For a brief, very brief, moment I dared hope that the Department of Homeland Security had recognized tourism as a form of terrorism and had given Martha's Vineyard some money to defend itself. No such luck. Doubtless the Department of Homeland Security, a creation of the Dubyadministration, remembers that the previous president visited Martha's Vineyard several times and believes that a sustained tourist attack is our just deserts.
So this past week, on Wednesday, July 12, to be precise, the New York Times razzed Homeland Security for a list of shall-we-say dubious terrorist targets that included the Apple and Pork Festival in Clinton, Illinois; the Sweetwater Flea Market, which is 50 miles from Knoxville, Tennessee; and such city-unspecified locales as "Nix's Check Cashing," "Mall at Sears," "Ice Cream Parlor," "Bean Fest," and "Beach at End of a Street."
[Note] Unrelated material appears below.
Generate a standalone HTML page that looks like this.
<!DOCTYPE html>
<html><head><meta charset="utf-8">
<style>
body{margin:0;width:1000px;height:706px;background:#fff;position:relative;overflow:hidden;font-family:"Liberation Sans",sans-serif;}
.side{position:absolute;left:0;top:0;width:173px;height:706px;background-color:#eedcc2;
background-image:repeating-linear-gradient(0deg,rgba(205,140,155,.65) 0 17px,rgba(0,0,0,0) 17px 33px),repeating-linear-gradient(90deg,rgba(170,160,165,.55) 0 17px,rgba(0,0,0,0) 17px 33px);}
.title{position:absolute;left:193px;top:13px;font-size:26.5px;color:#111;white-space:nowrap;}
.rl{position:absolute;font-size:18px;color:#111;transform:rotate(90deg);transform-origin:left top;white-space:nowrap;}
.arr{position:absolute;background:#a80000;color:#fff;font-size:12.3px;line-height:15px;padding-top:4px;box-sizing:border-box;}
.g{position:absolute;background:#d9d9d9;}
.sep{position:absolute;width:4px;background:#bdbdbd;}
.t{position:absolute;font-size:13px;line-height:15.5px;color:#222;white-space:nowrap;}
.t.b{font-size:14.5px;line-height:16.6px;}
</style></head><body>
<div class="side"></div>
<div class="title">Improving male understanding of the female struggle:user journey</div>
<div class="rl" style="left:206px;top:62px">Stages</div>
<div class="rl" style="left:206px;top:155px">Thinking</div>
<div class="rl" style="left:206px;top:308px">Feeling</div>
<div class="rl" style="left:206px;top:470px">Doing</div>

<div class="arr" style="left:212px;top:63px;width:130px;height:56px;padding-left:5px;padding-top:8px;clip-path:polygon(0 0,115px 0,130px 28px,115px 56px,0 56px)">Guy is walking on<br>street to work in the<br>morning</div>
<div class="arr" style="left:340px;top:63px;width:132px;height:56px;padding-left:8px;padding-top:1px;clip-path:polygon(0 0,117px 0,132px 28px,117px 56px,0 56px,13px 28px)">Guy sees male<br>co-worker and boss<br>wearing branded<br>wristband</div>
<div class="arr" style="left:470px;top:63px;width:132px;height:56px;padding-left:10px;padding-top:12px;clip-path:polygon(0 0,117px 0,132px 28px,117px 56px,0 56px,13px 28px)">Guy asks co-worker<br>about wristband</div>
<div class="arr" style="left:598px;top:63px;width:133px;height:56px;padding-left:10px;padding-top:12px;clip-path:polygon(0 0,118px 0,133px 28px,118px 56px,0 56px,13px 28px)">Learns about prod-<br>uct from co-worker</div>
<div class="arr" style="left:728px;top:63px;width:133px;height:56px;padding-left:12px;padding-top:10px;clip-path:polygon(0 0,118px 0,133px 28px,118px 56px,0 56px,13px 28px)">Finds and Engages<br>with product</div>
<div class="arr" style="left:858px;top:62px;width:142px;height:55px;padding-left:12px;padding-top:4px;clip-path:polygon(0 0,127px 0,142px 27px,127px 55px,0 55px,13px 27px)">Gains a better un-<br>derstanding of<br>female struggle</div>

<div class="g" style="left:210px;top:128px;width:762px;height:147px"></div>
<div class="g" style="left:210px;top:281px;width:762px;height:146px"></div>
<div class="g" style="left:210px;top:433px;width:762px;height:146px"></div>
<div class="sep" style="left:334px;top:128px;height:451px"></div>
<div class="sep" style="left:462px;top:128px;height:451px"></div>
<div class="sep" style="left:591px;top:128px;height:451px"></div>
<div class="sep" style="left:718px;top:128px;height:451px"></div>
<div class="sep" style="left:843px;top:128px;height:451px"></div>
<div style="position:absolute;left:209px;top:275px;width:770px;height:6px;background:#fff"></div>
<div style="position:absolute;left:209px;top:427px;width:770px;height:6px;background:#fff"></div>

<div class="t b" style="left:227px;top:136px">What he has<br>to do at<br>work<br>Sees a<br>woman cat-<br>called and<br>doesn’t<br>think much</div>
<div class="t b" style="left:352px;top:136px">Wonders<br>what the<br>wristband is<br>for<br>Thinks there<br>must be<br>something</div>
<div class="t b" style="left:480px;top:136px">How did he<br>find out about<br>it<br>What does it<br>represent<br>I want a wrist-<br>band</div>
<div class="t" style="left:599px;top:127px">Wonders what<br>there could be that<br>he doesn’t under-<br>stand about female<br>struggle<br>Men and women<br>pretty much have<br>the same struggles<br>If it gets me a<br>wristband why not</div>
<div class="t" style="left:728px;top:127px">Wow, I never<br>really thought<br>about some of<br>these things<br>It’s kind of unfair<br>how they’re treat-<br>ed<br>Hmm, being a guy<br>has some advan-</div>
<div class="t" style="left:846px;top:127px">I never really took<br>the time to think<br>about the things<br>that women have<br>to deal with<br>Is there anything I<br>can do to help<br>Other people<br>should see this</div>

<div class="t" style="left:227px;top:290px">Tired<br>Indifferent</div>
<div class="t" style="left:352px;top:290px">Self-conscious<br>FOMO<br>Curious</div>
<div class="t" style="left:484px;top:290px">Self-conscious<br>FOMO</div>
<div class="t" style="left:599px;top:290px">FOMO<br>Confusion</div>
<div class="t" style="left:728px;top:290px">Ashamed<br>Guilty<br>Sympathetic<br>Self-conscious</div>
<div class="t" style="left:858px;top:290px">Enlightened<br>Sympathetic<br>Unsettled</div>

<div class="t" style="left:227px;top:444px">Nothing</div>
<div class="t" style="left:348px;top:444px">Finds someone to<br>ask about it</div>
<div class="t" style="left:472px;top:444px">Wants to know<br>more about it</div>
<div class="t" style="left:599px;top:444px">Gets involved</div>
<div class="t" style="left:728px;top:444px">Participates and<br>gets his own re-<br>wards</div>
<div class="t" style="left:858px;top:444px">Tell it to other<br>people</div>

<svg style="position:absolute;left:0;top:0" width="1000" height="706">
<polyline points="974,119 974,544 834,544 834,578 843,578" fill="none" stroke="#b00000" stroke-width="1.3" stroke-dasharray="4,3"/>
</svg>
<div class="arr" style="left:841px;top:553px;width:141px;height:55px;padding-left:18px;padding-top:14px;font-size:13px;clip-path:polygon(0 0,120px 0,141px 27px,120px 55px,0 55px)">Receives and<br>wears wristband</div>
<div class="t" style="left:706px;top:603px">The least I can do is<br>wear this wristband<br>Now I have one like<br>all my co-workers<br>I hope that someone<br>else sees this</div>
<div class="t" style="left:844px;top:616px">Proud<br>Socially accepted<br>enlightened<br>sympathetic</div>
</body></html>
The Times professed to find the choices mystifying, but it was pretty clear to me that the compilers had been directed to include as plausible targets places where people gather, and they'd done the best they could for their particular locale. Not to mention that many people on salary have excess time on their hands, and work tends to expand to take up the time available. However, those New Yawkers like to score points off people in places like Tennessee, Montana, Alabama, and Illinois, and besides those yokels were getting funds that the New Yawkers thought were rightly theirs. I'm also sure that no one at the New York Times has enough time on their hands to do stupid things -- who did Judith Miller work for anyway?
I want to do my bit to counter the tourist menace. I'm applying for a Homeland Security grant to devise and implement interdiction protocols on the far side of Vineyard Sound and at all regional airports. Signs will be posted reading THE ISLAND IS FULL. NO ONE CAN BE ADMITTED TO THE ISLAND AT THIS TIME. PLEASE REMOVE YOUR SHOES AND WAIT TILL YOUR NUMBER IS CALLED.
No, wait. I've got a better idea. Homeland Security was right: port security on Martha's Vineyard needs upgrading. Maybe we could call in the guys from Dubai? Or maybe they could just suspend ferry service till Homeland Security has had time to check it out. It should take at least till Columbus Day. My homeland will be a lot more secure as a result. Who knows, property values and rents might even go down enough to be within reach of island working people.